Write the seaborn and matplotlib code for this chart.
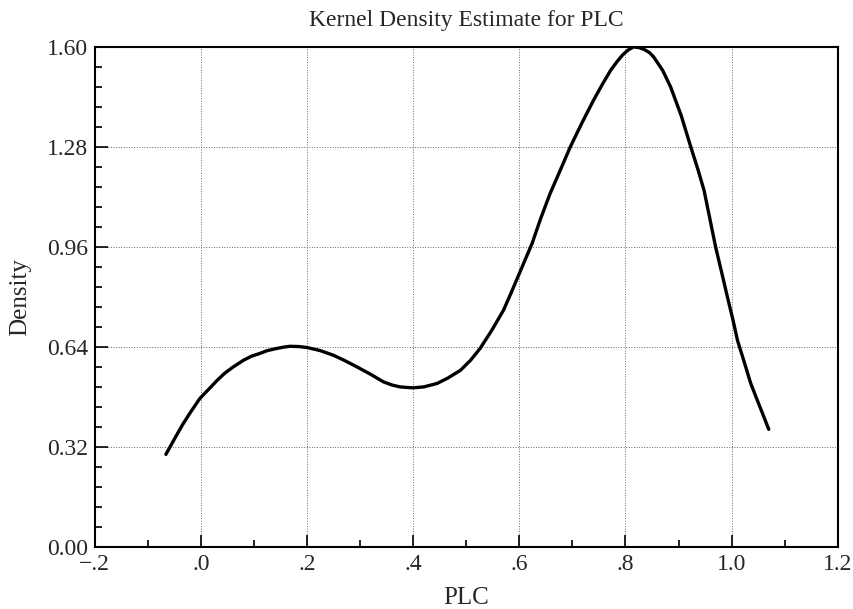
import matplotlib
matplotlib.use('Agg')
import matplotlib.pyplot as plt
import pandas as pd
import seaborn as sns
from matplotlib.ticker import MultipleLocator

# points
plc = [-0.066, -0.050, -0.035, -0.020, -0.002, 0.015, 0.030, 0.045, 0.061, 0.080,
       0.095, 0.111, 0.125, 0.140, 0.155, 0.168, 0.185, 0.200, 0.225, 0.250,
       0.270, 0.294, 0.320, 0.344, 0.360, 0.375, 0.390, 0.400, 0.420, 0.445,
       0.465, 0.489, 0.508, 0.526, 0.548, 0.570, 0.585, 0.600, 0.612, 0.624,
       0.640, 0.658, 0.677, 0.696, 0.718, 0.740, 0.757, 0.772, 0.785, 0.795,
       0.805, 0.815, 0.825, 0.835, 0.845, 0.853, 0.870, 0.885, 0.905, 0.923,
       0.937, 0.948, 0.959, 0.970, 0.981, 0.992, 1.002, 1.011, 1.024, 1.036,
       1.054, 1.070]
density = [0.296, 0.345, 0.390, 0.430, 0.475, 0.505, 0.532, 0.556, 0.576, 0.597,
           0.610, 0.619, 0.628, 0.634, 0.639, 0.642, 0.641, 0.638, 0.628, 0.613,
           0.597, 0.576, 0.552, 0.528, 0.518, 0.512, 0.510, 0.509, 0.512, 0.523,
           0.540, 0.565, 0.597, 0.635, 0.693, 0.757, 0.815, 0.875, 0.923, 0.971,
           1.050, 1.131, 1.205, 1.280, 1.357, 1.430, 1.482, 1.525, 1.555, 1.575,
           1.590, 1.600, 1.598, 1.592, 1.582, 1.568, 1.525, 1.472, 1.380, 1.280,
           1.205, 1.141, 1.050, 0.958, 0.880, 0.800, 0.730, 0.661, 0.590, 0.523,
           0.445, 0.376]

x_ticks = [-0.2, 0.0, 0.2, 0.4, 0.6, 0.8, 1.0, 1.2]
x_labels = ['\u2212.2', '.0', '.2', '.4', '.6', '.8', '1.0', '1.2']
y_ticks = [0.00, 0.32, 0.64, 0.96, 1.28, 1.60]
y_labels = ['0.00', '0.32', '0.64', '0.96', '1.28', '1.60']

df = pd.DataFrame({'PLC': plc, 'Density': density})

sns.set_style('white')
plt.rcParams['font.family'] = ['Liberation Serif', 'DejaVu Serif']

fig = plt.figure(figsize=(8.54, 6.09), dpi=100)
ax = fig.add_axes([0.111, 0.102, 0.870, 0.821])
sns.lineplot(data=df, x='PLC', y='Density', ax=ax, color='black', linewidth=2.4, sort=False)

ax.set_xlim(-0.2, 1.2)
ax.set_ylim(0, 1.6)
ax.set_xticks(x_ticks)
ax.set_xticklabels(x_labels)
ax.set_yticks(y_ticks)
ax.set_yticklabels(y_labels)
ax.xaxis.set_minor_locator(MultipleLocator(0.1))
ax.yaxis.set_minor_locator(MultipleLocator(0.064))
ax.tick_params(which='both', direction='in', bottom=True, left=True,
               labelsize=17, color='black', width=1.2)
ax.tick_params(which='major', length=9, pad=5)
ax.tick_params(which='minor', length=5)
ax.grid(True, which='major', linestyle=':', color='#666666', linewidth=0.7)
for s in ax.spines.values():
    s.set_color('black')
    s.set_linewidth(1.5)

ax.set_title('Kernel Density Estimate for PLC', fontsize=17, pad=15)
ax.set_xlabel('PLC', fontsize=18, labelpad=9)
ax.set_ylabel('Density', fontsize=18, labelpad=11)

fig.savefig('out.png', dpi=100)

• WHAT YOU HAVE TO DO:
Identify the lines that hold the word "seaborn". Copy every one of them.

• RESPONSE TO THE EXERCISE:
Write the seaborn and matplotlib code for this chart.
import seaborn as sns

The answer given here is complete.